Stated exercise: Set down each line of the material that follows, exactly, with no pictures.
/---
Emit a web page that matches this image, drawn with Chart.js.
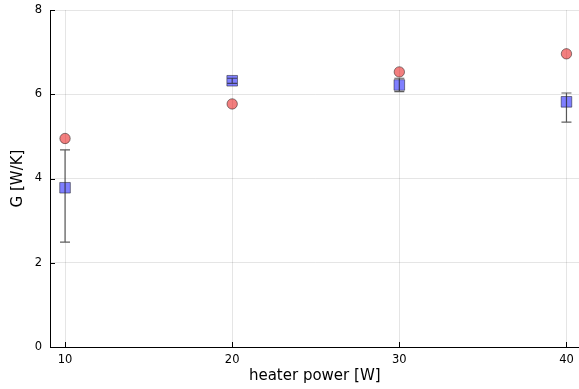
<!DOCTYPE html>
<html>
<head>
<meta charset="utf-8">
<script src="https://cdn.jsdelivr.net/npm/chart.js@4.4.1/dist/chart.umd.min.js"></script>
<style>
  html, body { margin: 0; padding: 0; background: #fff; overflow: hidden; }
  #wrap { width: 579px; height: 389px; overflow: hidden; }
</style>
</head>
<body>
<div id="wrap"><canvas id="myChart" width="588" height="389"></canvas></div>
<script>
// heater power settings
const power = [10, 20, 30, 40];
// model estimate of G
const modelG = [4.95, 5.77, 6.53, 6.96];
// measured G with error range
const measuredG = [3.78, 6.32, 6.22, 5.82];
const measuredLow = [2.49, 6.26, 6.06, 5.34];
const measuredHigh = [4.68, 6.38, 6.38, 6.03];
const xTicks = [10, 20, 30, 40];
const yTicks = [0, 2, 4, 6, 8];

const font = "'DejaVu Sans', sans-serif";

// vertical error bars with caps, drawn from the scales
const errorBars = {
    id: 'errorBars',
    afterDatasetsDraw(chart) {
        const ctx = chart.ctx;
        const xs = chart.scales.x, ys = chart.scales.y;
        ctx.save();
        ctx.strokeStyle = 'rgba(40,40,40,0.75)';
        ctx.lineWidth = 1.2;
        power.forEach(function (p, i) {
            const x = xs.getPixelForValue(p);
            const y1 = ys.getPixelForValue(measuredLow[i]);
            const y2 = ys.getPixelForValue(measuredHigh[i]);
            ctx.beginPath();
            ctx.moveTo(x, y1); ctx.lineTo(x, y2);
            ctx.moveTo(x - 5, y1); ctx.lineTo(x + 5, y1);
            ctx.moveTo(x - 5, y2); ctx.lineTo(x + 5, y2);
            ctx.stroke();
        });
        ctx.restore();
    }
};

// small inward tick marks on both axes
const innerTicks = {
    id: 'innerTicks',
    afterDraw(chart) {
        const ctx = chart.ctx;
        const xs = chart.scales.x, ys = chart.scales.y;
        ctx.save();
        ctx.strokeStyle = '#000';
        ctx.lineWidth = 1;
        xTicks.forEach(function (t) {
            const x = Math.round(xs.getPixelForValue(t)) + 0.5;
            ctx.beginPath();
            ctx.moveTo(x, ys.bottom); ctx.lineTo(x, ys.bottom - 5);
            ctx.stroke();
        });
        yTicks.forEach(function (t) {
            const y = Math.round(ys.getPixelForValue(t)) + 0.5;
            ctx.beginPath();
            ctx.moveTo(xs.left, y); ctx.lineTo(xs.left + 5, y);
            ctx.stroke();
        });
        ctx.restore();
    }
};

const ctx = document.getElementById('myChart').getContext('2d');
new Chart(ctx, {
    type: 'scatter',
    data: {
        datasets: [{
            label: 'model',
            data: power.map((p, i) => ({ x: p, y: modelG[i] })),
            pointStyle: 'circle',
            pointRadius: 5.2,
            backgroundColor: 'rgba(230,0,0,0.5)',
            borderColor: 'rgba(0,0,0,0.45)',
            borderWidth: 1
        }, {
            label: 'measured',
            data: power.map((p, i) => ({ x: p, y: measuredG[i] })),
            pointStyle: 'rect',
            pointRadius: 7.5,
            backgroundColor: 'rgba(0,0,255,0.5)',
            borderColor: 'rgba(0,0,0,0.45)',
            borderWidth: 1
        }]
    },
    options: {
        responsive: false,
        animation: false,
        layout: { padding: { top: 10, right: 0, left: 0, bottom: 0 } },
        plugins: { legend: { display: false }, tooltip: { enabled: false } },
        scales: {
            x: {
                type: 'linear',
                min: 9.1,
                max: 40.78,
                afterBuildTicks: function (axis) { axis.ticks = xTicks.map(v => ({ value: v })); },
                afterFit: function (axis) {
                    axis.height = 42;
                    axis.paddingLeft = 0;
                    axis.paddingRight = 0;
                },
                grid: { color: 'rgba(0,0,0,0.1)', drawTicks: false },
                border: { color: '#000', width: 1 },
                ticks: { padding: 6, color: '#000', font: { family: font, size: 11.5 } },
                title: { display: true, text: 'heater power [W]', color: '#000', padding: { top: 0, bottom: 4 }, font: { family: font, size: 15 } }
            },
            y: {
                min: 0,
                max: 8,
                afterBuildTicks: function (axis) { axis.ticks = yTicks.map(v => ({ value: v })); },
                afterFit: function (axis) {
                    axis.width = 50;
                    axis.paddingTop = 0;
                    axis.paddingBottom = 0;
                },
                grid: { color: 'rgba(0,0,0,0.1)', drawTicks: false },
                border: { color: '#000', width: 1 },
                ticks: { padding: 8, color: '#000', font: { family: font, size: 11.5 } },
                title: { display: true, text: 'G [W/K]', color: '#000', padding: { top: 9, bottom: 0 }, font: { family: font, size: 15 } }
            }
        }
    },
    plugins: [errorBars, innerTicks]
});
</script>
</body>
</html>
\---
Result of the task:
Emit a web page that matches this image, drawn with Chart.js.
<!DOCTYPE html>
<html>
<head>
<meta charset="utf-8">
<script src="https://cdn.jsdelivr.net/npm/chart.js@4.4.1/dist/chart.umd.min.js"></script>
<style>
  html, body { margin: 0; padding: 0; background: #fff; overflow: hidden; }
  #wrap { width: 579px; height: 389px; overflow: hidden; }
</style>
</head>
<body>
<div id="wrap"><canvas id="myChart" width="588" height="389"></canvas></div>
<script>
// heater power settings
const power = [10, 20, 30, 40];
// model estimate of G
const modelG = [4.95, 5.77, 6.53, 6.96];
// measured G with error range
const measuredG = [3.78, 6.32, 6.22, 5.82];
const measuredLow = [2.49, 6.26, 6.06, 5.34];
const measuredHigh = [4.68, 6.38, 6.38, 6.03];
const xTicks = [10, 20, 30, 40];
const yTicks = [0, 2, 4, 6, 8];

const font = "'DejaVu Sans', sans-serif";

// vertical error bars with caps, drawn from the scales
const errorBars = {
    id: 'errorBars',
    afterDatasetsDraw(chart) {
        const ctx = chart.ctx;
        const xs = chart.scales.x, ys = chart.scales.y;
        ctx.save();
        ctx.strokeStyle = 'rgba(40,40,40,0.75)';
        ctx.lineWidth = 1.2;
        power.forEach(function (p, i) {
            const x = xs.getPixelForValue(p);
            const y1 = ys.getPixelForValue(measuredLow[i]);
            const y2 = ys.getPixelForValue(measuredHigh[i]);
            ctx.beginPath();
            ctx.moveTo(x, y1); ctx.lineTo(x, y2);
            ctx.moveTo(x - 5, y1); ctx.lineTo(x + 5, y1);
            ctx.moveTo(x - 5, y2); ctx.lineTo(x + 5, y2);
            ctx.stroke();
        });
        ctx.restore();
    }
};

// small inward tick marks on both axes
const innerTicks = {
    id: 'innerTicks',
    afterDraw(chart) {
        const ctx = chart.ctx;
        const xs = chart.scales.x, ys = chart.scales.y;
        ctx.save();
        ctx.strokeStyle = '#000';
        ctx.lineWidth = 1;
        xTicks.forEach(function (t) {
            const x = Math.round(xs.getPixelForValue(t)) + 0.5;
            ctx.beginPath();
            ctx.moveTo(x, ys.bottom); ctx.lineTo(x, ys.bottom - 5);
            ctx.stroke();
        });
        yTicks.forEach(function (t) {
            const y = Math.round(ys.getPixelForValue(t)) + 0.5;
            ctx.beginPath();
            ctx.moveTo(xs.left, y); ctx.lineTo(xs.left + 5, y);
            ctx.stroke();
        });
        ctx.restore();
    }
};

const ctx = document.getElementById('myChart').getContext('2d');
new Chart(ctx, {
    type: 'scatter',
    data: {
        datasets: [{
            label: 'model',
            data: power.map((p, i) => ({ x: p, y: modelG[i] })),
            pointStyle: 'circle',
            pointRadius: 5.2,
            backgroundColor: 'rgba(230,0,0,0.5)',
            borderColor: 'rgba(0,0,0,0.45)',
            borderWidth: 1
        }, {
            label: 'measured',
            data: power.map((p, i) => ({ x: p, y: measuredG[i] })),
            pointStyle: 'rect',
            pointRadius: 7.5,
            backgroundColor: 'rgba(0,0,255,0.5)',
            borderColor: 'rgba(0,0,0,0.45)',
            borderWidth: 1
        }]
    },
    options: {
        responsive: false,
        animation: false,
        layout: { padding: { top: 10, right: 0, left: 0, bottom: 0 } },
        plugins: { legend: { display: false }, tooltip: { enabled: false } },
        scales: {
            x: {
                type: 'linear',
                min: 9.1,
                max: 40.78,
                afterBuildTicks: function (axis) { axis.ticks = xTicks.map(v => ({ value: v })); },
                afterFit: function (axis) {
                    axis.height = 42;
                    axis.paddingLeft = 0;
                    axis.paddingRight = 0;
                },
                grid: { color: 'rgba(0,0,0,0.1)', drawTicks: false },
                border: { color: '#000', width: 1 },
                ticks: { padding: 6, color: '#000', font: { family: font, size: 11.5 } },
                title: { display: true, text: 'heater power [W]', color: '#000', padding: { top: 0, bottom: 4 }, font: { family: font, size: 15 } }
            },
            y: {
                min: 0,
                max: 8,
                afterBuildTicks: function (axis) { axis.ticks = yTicks.map(v => ({ value: v })); },
                afterFit: function (axis) {
                    axis.width = 50;
                    axis.paddingTop = 0;
                    axis.paddingBottom = 0;
                },
                grid: { color: 'rgba(0,0,0,0.1)', drawTicks: false },
                border: { color: '#000', width: 1 },
                ticks: { padding: 8, color: '#000', font: { family: font, size: 11.5 } },
                title: { display: true, text: 'G [W/K]', color: '#000', padding: { top: 9, bottom: 0 }, font: { family: font, size: 15 } }
            }
        }
    },
    plugins: [errorBars, innerTicks]
});
</script>
</body>
</html>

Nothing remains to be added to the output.